Surprisingly, the Lieberman factor did not necessarily decide a Democratic vote for some of the Jewish voters. Like Kaplan, Markley said that the Lieberman nomination made "no difference" in making up his mind. For Landau, however, having Lieberman on the Democratic ticket was definitely a plus."It would be wonderful to have somebody Jewish in the White House," said Landau.
The scene was much more visceral earlier in the heart of West Hollywood's Russian Jewish community, where the voting lines at the Plummer Park recreation center spilled out into the street. The same held at the Chabad Russian Synagogue, three blocks away.
The immigrants, many newly minted American citizens exercising their voting rights for the first time, turned out in force and almost unanimously voted Democratic. Indeed, if voting had been restricted to the nearly 6,000 Russian Jews in West Hollywood, Gore would have won by universal acclamation."Everybody is for Gore," said Dimitri Olshansky, formerly of Minsk, over a domino game. "He's strong for Social Security. Also, his vice president is Jewish."
Sofya Chak, not yet a citizen, was waiting outside while her husband voted inside. "Gore has done everything for people like us," she said. "Next year, I'll be able to vote."

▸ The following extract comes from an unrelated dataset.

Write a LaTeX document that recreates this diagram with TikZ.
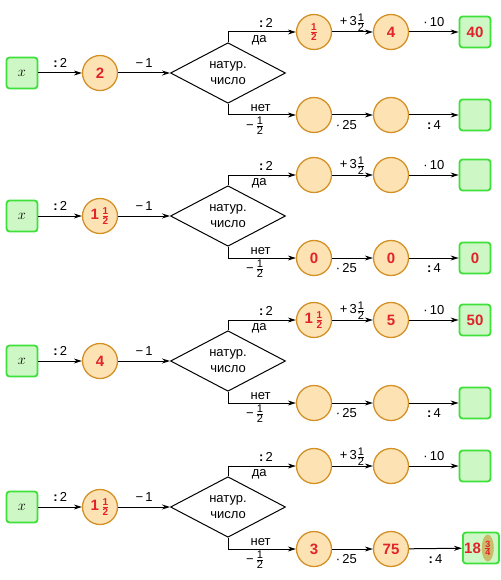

Simon Degin and Felix Lynminsky punched their ballots for Democrats "because they helped us come to the United States."
Leonid Shvartz, pointing to his elderly parents, said the preservation of Social Security swung him to Gore.None of the interviewees knew of a single Russian Jew voting for the Republican ticket.
However, David Aronovich said he was not voting for anyone.
"I didn't like the Monica Lewinsky affair, but I also didn't like how the Republicans went after President Clinton," he said. "So I won't vote for either side."